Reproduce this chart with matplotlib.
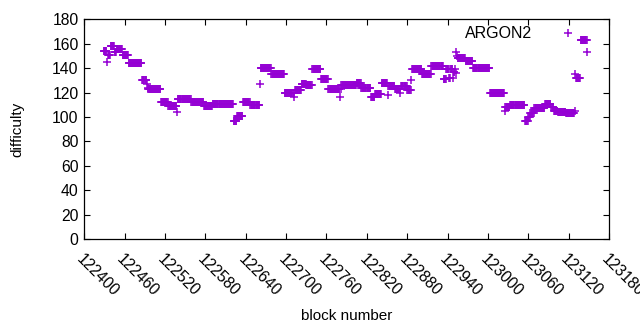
import numpy as np
import matplotlib
matplotlib.use('Agg')
import matplotlib.pyplot as plt

# Difficulty per block, read off the chart as runs of equal value
# (first block of run, number of blocks, difficulty)
run_start = [122429, 122434, 122435, 122439, 122445, 122448, 122457, 122466,
             122486, 122493, 122494, 122495, 122514, 122525, 122538, 122539,
             122559, 122578, 122591, 122622, 122627, 122636, 122647, 122661,
             122662, 122678, 122698, 122712, 122713, 122723, 122730, 122739,
             122752, 122763, 122780, 122781, 122782, 122805, 122812, 122826,
             122832, 122842, 122851, 122852, 122862, 122870, 122871, 122880,
             122886, 122887, 122902, 122916, 122934, 122938, 122942, 122944,
             122948, 122949, 122951, 122952, 122953, 122954, 122955, 122967,
             122978, 123003, 123025, 123026, 123033, 123055, 123060, 123063,
             123069, 123085, 123094, 123098, 123104, 123116, 123129, 123130,
             123131, 123138, 123148]
run_len = [5, 1, 4, 6, 3, 9, 9, 20,
           7, 1, 1, 19, 11, 13, 1, 20,
           19, 13, 31, 5, 9, 11, 14, 1,
           16, 20, 14, 1, 10, 7, 9, 13,
           11, 17, 1, 1, 23, 7, 14, 6,
           10, 9, 1, 10, 8, 1, 9, 6,
           1, 15, 14, 18, 4, 4, 2, 4,
           1, 2, 1, 1, 1, 1, 12, 11,
           25, 22, 1, 7, 22, 5, 3, 6,
           16, 9, 4, 6, 12, 13, 1, 1,
           7, 10, 1]
run_value = [154, 145, 151, 158, 153, 156, 151, 144,
             130, 127, 124, 123, 112, 109, 104, 115,
             112, 109, 111, 97, 101, 112, 110, 127,
             140, 135, 120, 116, 122, 127, 126, 139,
             131, 123, 116, 123, 126, 128, 124, 116,
             119, 128, 118, 125, 123, 120, 125, 122,
             130, 139, 135, 142, 131, 139, 132, 139,
             132, 137, 139, 136, 153, 150, 148, 146,
             140, 120, 105, 108, 110, 97, 100, 103,
             107, 111, 108, 105, 104, 103, 105, 135,
             132, 163, 153]

x_ticks = np.arange(122400, 123181, 60)
y_ticks = np.arange(0, 181, 20)

blocks = np.concatenate([np.arange(s, s + n) for s, n in zip(run_start, run_len)])
difficulty = np.repeat(run_value, run_len)

plt.rcParams['font.family'] = ['Liberation Sans', 'DejaVu Sans']
plt.rcParams['font.size'] = 11

fig = plt.figure(figsize=(6.4, 3.3), dpi=100)
ax = fig.add_axes([0.1317, 0.2758, 0.8199, 0.6657])

ax.plot(blocks, difficulty, linestyle='none', marker='+', color='#9400D3',
        markersize=5.2, markeredgewidth=1.1, label='ARGON2')

ax.set_xlim(122400, 123180)
ax.set_ylim(0, 180)
ax.set_xticks(x_ticks)
ax.set_yticks(y_ticks)
ax.set_xticklabels([str(t) for t in x_ticks], rotation=-45, ha='left',
                   va='top', rotation_mode='anchor')
ax.tick_params(direction='in', length=4.5, width=0.8, top=True, right=True,
               labelsize=11.3)
ax.tick_params(axis='x', pad=9)
ax.tick_params(axis='y', pad=4)
for sp in ax.spines.values():
    sp.set_linewidth(0.9)

ax.set_xlabel('block number', fontsize=11, labelpad=7)
ax.set_ylabel('difficulty', fontsize=11, labelpad=20)

ax.legend(loc='upper right', bbox_to_anchor=(0.953, 0.968), frameon=False,
          markerfirst=False, numpoints=1, handlelength=2.0,
          handletextpad=1.3, borderpad=0, borderaxespad=0, fontsize=11.5)

fig.savefig('out.png', dpi=100)
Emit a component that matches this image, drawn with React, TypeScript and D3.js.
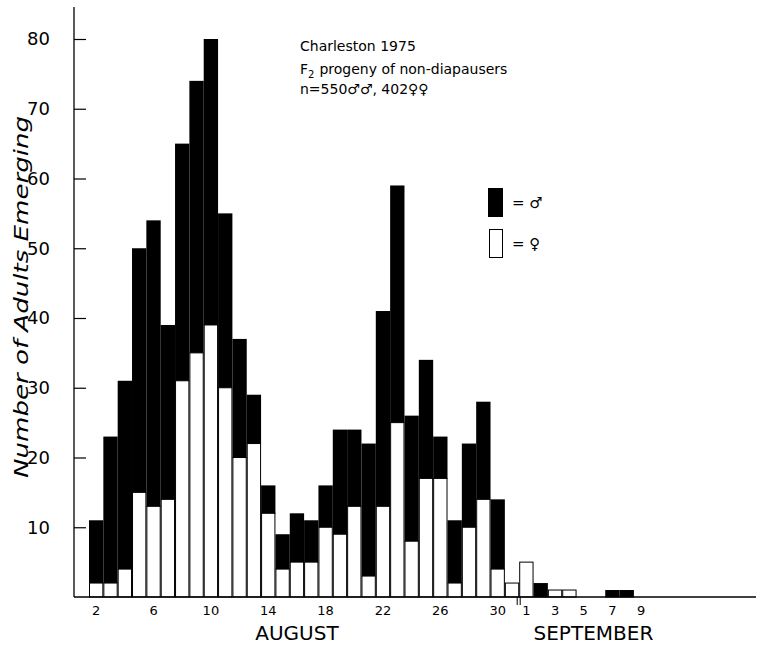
==*==
TASK INSTRUCTIONS: Reproduce the records above from their first line to the line bearing "import matplotlib.pyplot as plt", both ends included, leaving every picture out.

EXERCISE RESPONSE:
Reproduce this chart with matplotlib.
import numpy as np
import matplotlib
matplotlib.use('Agg')
import matplotlib.pyplot as plt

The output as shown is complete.